• _WHAT TO DO_
Go through the data below and copy it exactly, skipping every picture.

• _RECORDED DATA_
+ + + +
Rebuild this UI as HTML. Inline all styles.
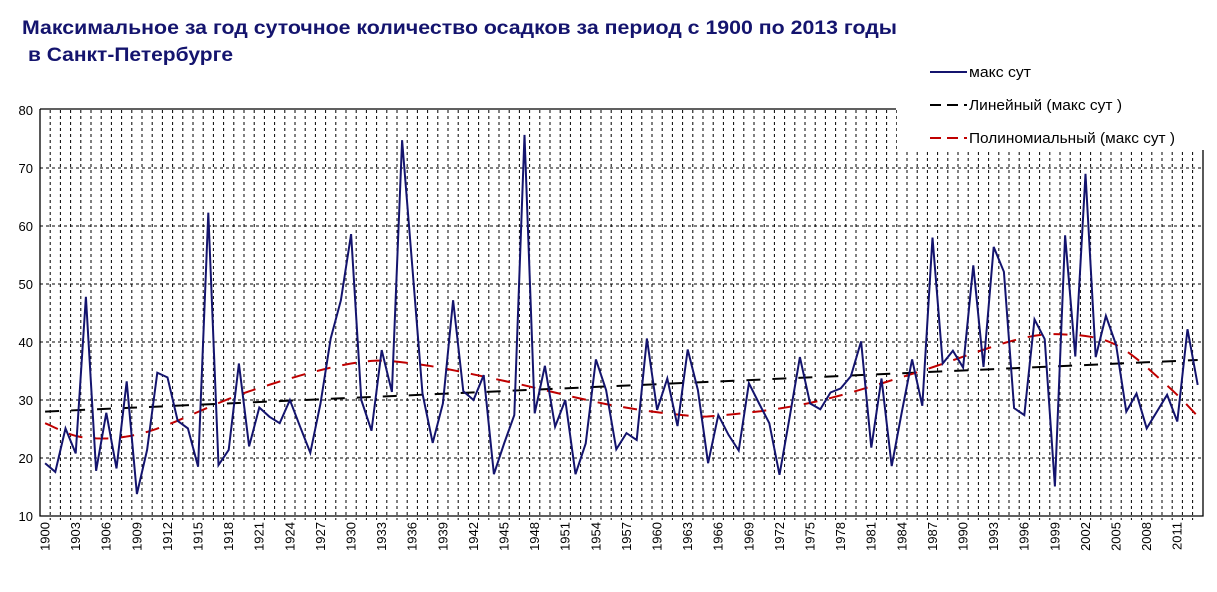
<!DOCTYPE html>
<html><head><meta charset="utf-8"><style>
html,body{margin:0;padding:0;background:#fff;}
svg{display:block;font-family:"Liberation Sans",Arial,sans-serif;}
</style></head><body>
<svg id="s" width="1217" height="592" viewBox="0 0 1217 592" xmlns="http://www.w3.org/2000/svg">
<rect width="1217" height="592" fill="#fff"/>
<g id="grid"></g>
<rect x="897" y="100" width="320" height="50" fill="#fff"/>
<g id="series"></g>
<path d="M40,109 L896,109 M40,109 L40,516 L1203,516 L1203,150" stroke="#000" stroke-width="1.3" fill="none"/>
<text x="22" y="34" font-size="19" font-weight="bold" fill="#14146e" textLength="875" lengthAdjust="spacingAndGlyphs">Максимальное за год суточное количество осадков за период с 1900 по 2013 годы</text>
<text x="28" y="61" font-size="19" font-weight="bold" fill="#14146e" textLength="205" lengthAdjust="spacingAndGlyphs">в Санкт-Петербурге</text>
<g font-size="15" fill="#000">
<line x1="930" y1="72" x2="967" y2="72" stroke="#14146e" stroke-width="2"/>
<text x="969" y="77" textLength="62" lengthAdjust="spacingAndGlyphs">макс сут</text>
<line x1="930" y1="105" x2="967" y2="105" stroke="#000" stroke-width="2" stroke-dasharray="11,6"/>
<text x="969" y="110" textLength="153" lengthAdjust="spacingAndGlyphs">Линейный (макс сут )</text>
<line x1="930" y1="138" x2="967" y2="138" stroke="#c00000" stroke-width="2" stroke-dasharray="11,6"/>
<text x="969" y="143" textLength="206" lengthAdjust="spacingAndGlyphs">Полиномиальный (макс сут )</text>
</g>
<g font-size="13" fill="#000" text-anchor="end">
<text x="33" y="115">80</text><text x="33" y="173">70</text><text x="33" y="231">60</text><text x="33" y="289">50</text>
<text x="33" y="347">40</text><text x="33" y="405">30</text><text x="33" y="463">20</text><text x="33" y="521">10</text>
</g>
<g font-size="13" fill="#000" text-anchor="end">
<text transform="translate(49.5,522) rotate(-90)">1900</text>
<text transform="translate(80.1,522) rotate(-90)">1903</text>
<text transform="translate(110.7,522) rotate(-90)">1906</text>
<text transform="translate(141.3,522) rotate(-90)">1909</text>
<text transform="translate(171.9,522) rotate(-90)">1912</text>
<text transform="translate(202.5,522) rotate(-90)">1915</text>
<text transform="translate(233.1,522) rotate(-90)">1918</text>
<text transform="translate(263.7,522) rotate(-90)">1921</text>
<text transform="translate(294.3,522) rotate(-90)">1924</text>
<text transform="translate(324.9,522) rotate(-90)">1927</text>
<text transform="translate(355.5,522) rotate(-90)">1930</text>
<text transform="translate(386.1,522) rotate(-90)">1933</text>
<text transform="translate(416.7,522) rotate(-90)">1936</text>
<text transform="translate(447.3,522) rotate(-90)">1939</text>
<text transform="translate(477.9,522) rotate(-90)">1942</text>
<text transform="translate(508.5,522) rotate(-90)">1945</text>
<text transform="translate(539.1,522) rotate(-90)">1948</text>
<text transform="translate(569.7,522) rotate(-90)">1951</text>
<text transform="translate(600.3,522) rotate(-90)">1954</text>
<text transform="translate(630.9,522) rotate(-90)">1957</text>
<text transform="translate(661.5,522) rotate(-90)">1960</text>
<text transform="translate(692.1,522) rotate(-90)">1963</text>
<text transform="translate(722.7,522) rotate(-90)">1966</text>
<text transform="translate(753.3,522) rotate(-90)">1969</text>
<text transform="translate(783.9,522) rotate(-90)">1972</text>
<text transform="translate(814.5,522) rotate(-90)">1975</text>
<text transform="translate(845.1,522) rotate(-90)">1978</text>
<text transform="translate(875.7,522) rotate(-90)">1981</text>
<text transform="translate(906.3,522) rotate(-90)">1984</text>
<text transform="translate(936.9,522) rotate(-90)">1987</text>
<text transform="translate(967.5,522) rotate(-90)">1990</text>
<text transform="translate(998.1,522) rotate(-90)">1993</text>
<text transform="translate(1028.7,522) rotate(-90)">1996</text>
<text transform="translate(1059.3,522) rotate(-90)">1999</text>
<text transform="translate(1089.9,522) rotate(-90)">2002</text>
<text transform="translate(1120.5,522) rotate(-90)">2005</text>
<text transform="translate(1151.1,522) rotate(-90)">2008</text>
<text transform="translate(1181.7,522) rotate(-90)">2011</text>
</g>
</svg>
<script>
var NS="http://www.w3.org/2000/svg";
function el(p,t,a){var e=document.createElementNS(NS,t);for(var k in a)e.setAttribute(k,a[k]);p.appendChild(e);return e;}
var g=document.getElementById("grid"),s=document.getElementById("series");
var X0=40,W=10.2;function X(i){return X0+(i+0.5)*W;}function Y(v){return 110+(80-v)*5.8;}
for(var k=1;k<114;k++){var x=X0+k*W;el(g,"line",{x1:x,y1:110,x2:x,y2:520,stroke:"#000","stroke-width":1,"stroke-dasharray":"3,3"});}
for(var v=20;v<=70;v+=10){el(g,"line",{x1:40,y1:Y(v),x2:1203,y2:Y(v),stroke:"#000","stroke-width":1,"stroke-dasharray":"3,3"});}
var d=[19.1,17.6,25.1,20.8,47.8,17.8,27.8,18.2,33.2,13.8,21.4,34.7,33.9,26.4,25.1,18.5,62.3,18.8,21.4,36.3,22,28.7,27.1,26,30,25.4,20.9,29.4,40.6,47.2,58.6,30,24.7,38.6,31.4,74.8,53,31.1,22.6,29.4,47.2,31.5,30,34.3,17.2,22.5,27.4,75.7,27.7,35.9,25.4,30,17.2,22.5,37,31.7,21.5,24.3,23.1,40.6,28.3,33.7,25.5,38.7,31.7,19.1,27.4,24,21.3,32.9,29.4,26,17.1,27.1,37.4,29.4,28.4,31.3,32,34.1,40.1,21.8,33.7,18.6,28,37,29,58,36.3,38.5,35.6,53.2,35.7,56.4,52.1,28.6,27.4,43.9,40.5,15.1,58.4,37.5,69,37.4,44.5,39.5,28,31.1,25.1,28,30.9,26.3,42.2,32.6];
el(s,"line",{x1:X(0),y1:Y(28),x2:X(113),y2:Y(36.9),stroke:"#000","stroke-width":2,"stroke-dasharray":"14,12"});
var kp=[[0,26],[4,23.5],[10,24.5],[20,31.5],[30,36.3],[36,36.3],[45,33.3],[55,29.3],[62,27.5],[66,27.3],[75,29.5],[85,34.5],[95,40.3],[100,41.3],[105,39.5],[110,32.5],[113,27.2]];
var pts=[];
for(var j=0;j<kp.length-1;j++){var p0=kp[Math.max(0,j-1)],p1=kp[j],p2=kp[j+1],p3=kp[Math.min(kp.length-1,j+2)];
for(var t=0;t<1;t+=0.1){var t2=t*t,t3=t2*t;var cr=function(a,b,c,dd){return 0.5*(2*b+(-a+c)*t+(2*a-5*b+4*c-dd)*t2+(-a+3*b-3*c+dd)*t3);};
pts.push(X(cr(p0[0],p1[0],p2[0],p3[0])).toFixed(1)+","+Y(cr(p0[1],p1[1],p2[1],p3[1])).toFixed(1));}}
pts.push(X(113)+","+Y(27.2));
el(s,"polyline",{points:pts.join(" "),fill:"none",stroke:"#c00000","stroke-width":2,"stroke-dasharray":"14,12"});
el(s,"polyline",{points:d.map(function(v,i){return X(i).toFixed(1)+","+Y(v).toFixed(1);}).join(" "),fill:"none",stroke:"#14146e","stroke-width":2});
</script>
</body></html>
+ + + +
• _WRITTEN SOLUTION_
Rebuild this UI as HTML. Inline all styles.
<!DOCTYPE html>
<html><head><meta charset="utf-8"><style>
html,body{margin:0;padding:0;background:#fff;}
svg{display:block;font-family:"Liberation Sans",Arial,sans-serif;}
</style></head><body>
<svg id="s" width="1217" height="592" viewBox="0 0 1217 592" xmlns="http://www.w3.org/2000/svg">
<rect width="1217" height="592" fill="#fff"/>
<g id="grid"></g>
<rect x="897" y="100" width="320" height="50" fill="#fff"/>
<g id="series"></g>
<path d="M40,109 L896,109 M40,109 L40,516 L1203,516 L1203,150" stroke="#000" stroke-width="1.3" fill="none"/>
<text x="22" y="34" font-size="19" font-weight="bold" fill="#14146e" textLength="875" lengthAdjust="spacingAndGlyphs">Максимальное за год суточное количество осадков за период с 1900 по 2013 годы</text>
<text x="28" y="61" font-size="19" font-weight="bold" fill="#14146e" textLength="205" lengthAdjust="spacingAndGlyphs">в Санкт-Петербурге</text>
<g font-size="15" fill="#000">
<line x1="930" y1="72" x2="967" y2="72" stroke="#14146e" stroke-width="2"/>
<text x="969" y="77" textLength="62" lengthAdjust="spacingAndGlyphs">макс сут</text>
<line x1="930" y1="105" x2="967" y2="105" stroke="#000" stroke-width="2" stroke-dasharray="11,6"/>
<text x="969" y="110" textLength="153" lengthAdjust="spacingAndGlyphs">Линейный (макс сут )</text>
<line x1="930" y1="138" x2="967" y2="138" stroke="#c00000" stroke-width="2" stroke-dasharray="11,6"/>
<text x="969" y="143" textLength="206" lengthAdjust="spacingAndGlyphs">Полиномиальный (макс сут )</text>
</g>
<g font-size="13" fill="#000" text-anchor="end">
<text x="33" y="115">80</text><text x="33" y="173">70</text><text x="33" y="231">60</text><text x="33" y="289">50</text>
<text x="33" y="347">40</text><text x="33" y="405">30</text><text x="33" y="463">20</text><text x="33" y="521">10</text>
</g>
<g font-size="13" fill="#000" text-anchor="end">
<text transform="translate(49.5,522) rotate(-90)">1900</text>
<text transform="translate(80.1,522) rotate(-90)">1903</text>
<text transform="translate(110.7,522) rotate(-90)">1906</text>
<text transform="translate(141.3,522) rotate(-90)">1909</text>
<text transform="translate(171.9,522) rotate(-90)">1912</text>
<text transform="translate(202.5,522) rotate(-90)">1915</text>
<text transform="translate(233.1,522) rotate(-90)">1918</text>
<text transform="translate(263.7,522) rotate(-90)">1921</text>
<text transform="translate(294.3,522) rotate(-90)">1924</text>
<text transform="translate(324.9,522) rotate(-90)">1927</text>
<text transform="translate(355.5,522) rotate(-90)">1930</text>
<text transform="translate(386.1,522) rotate(-90)">1933</text>
<text transform="translate(416.7,522) rotate(-90)">1936</text>
<text transform="translate(447.3,522) rotate(-90)">1939</text>
<text transform="translate(477.9,522) rotate(-90)">1942</text>
<text transform="translate(508.5,522) rotate(-90)">1945</text>
<text transform="translate(539.1,522) rotate(-90)">1948</text>
<text transform="translate(569.7,522) rotate(-90)">1951</text>
<text transform="translate(600.3,522) rotate(-90)">1954</text>
<text transform="translate(630.9,522) rotate(-90)">1957</text>
<text transform="translate(661.5,522) rotate(-90)">1960</text>
<text transform="translate(692.1,522) rotate(-90)">1963</text>
<text transform="translate(722.7,522) rotate(-90)">1966</text>
<text transform="translate(753.3,522) rotate(-90)">1969</text>
<text transform="translate(783.9,522) rotate(-90)">1972</text>
<text transform="translate(814.5,522) rotate(-90)">1975</text>
<text transform="translate(845.1,522) rotate(-90)">1978</text>
<text transform="translate(875.7,522) rotate(-90)">1981</text>
<text transform="translate(906.3,522) rotate(-90)">1984</text>
<text transform="translate(936.9,522) rotate(-90)">1987</text>
<text transform="translate(967.5,522) rotate(-90)">1990</text>
<text transform="translate(998.1,522) rotate(-90)">1993</text>
<text transform="translate(1028.7,522) rotate(-90)">1996</text>
<text transform="translate(1059.3,522) rotate(-90)">1999</text>
<text transform="translate(1089.9,522) rotate(-90)">2002</text>
<text transform="translate(1120.5,522) rotate(-90)">2005</text>
<text transform="translate(1151.1,522) rotate(-90)">2008</text>
<text transform="translate(1181.7,522) rotate(-90)">2011</text>
</g>
</svg>
<script>
var NS="http://www.w3.org/2000/svg";
function el(p,t,a){var e=document.createElementNS(NS,t);for(var k in a)e.setAttribute(k,a[k]);p.appendChild(e);return e;}
var g=document.getElementById("grid"),s=document.getElementById("series");
var X0=40,W=10.2;function X(i){return X0+(i+0.5)*W;}function Y(v){return 110+(80-v)*5.8;}
for(var k=1;k<114;k++){var x=X0+k*W;el(g,"line",{x1:x,y1:110,x2:x,y2:520,stroke:"#000","stroke-width":1,"stroke-dasharray":"3,3"});}
for(var v=20;v<=70;v+=10){el(g,"line",{x1:40,y1:Y(v),x2:1203,y2:Y(v),stroke:"#000","stroke-width":1,"stroke-dasharray":"3,3"});}
var d=[19.1,17.6,25.1,20.8,47.8,17.8,27.8,18.2,33.2,13.8,21.4,34.7,33.9,26.4,25.1,18.5,62.3,18.8,21.4,36.3,22,28.7,27.1,26,30,25.4,20.9,29.4,40.6,47.2,58.6,30,24.7,38.6,31.4,74.8,53,31.1,22.6,29.4,47.2,31.5,30,34.3,17.2,22.5,27.4,75.7,27.7,35.9,25.4,30,17.2,22.5,37,31.7,21.5,24.3,23.1,40.6,28.3,33.7,25.5,38.7,31.7,19.1,27.4,24,21.3,32.9,29.4,26,17.1,27.1,37.4,29.4,28.4,31.3,32,34.1,40.1,21.8,33.7,18.6,28,37,29,58,36.3,38.5,35.6,53.2,35.7,56.4,52.1,28.6,27.4,43.9,40.5,15.1,58.4,37.5,69,37.4,44.5,39.5,28,31.1,25.1,28,30.9,26.3,42.2,32.6];
el(s,"line",{x1:X(0),y1:Y(28),x2:X(113),y2:Y(36.9),stroke:"#000","stroke-width":2,"stroke-dasharray":"14,12"});
var kp=[[0,26],[4,23.5],[10,24.5],[20,31.5],[30,36.3],[36,36.3],[45,33.3],[55,29.3],[62,27.5],[66,27.3],[75,29.5],[85,34.5],[95,40.3],[100,41.3],[105,39.5],[110,32.5],[113,27.2]];
var pts=[];
for(var j=0;j<kp.length-1;j++){var p0=kp[Math.max(0,j-1)],p1=kp[j],p2=kp[j+1],p3=kp[Math.min(kp.length-1,j+2)];
for(var t=0;t<1;t+=0.1){var t2=t*t,t3=t2*t;var cr=function(a,b,c,dd){return 0.5*(2*b+(-a+c)*t+(2*a-5*b+4*c-dd)*t2+(-a+3*b-3*c+dd)*t3);};
pts.push(X(cr(p0[0],p1[0],p2[0],p3[0])).toFixed(1)+","+Y(cr(p0[1],p1[1],p2[1],p3[1])).toFixed(1));}}
pts.push(X(113)+","+Y(27.2));
el(s,"polyline",{points:pts.join(" "),fill:"none",stroke:"#c00000","stroke-width":2,"stroke-dasharray":"14,12"});
el(s,"polyline",{points:d.map(function(v,i){return X(i).toFixed(1)+","+Y(v).toFixed(1);}).join(" "),fill:"none",stroke:"#14146e","stroke-width":2});
</script>
</body></html>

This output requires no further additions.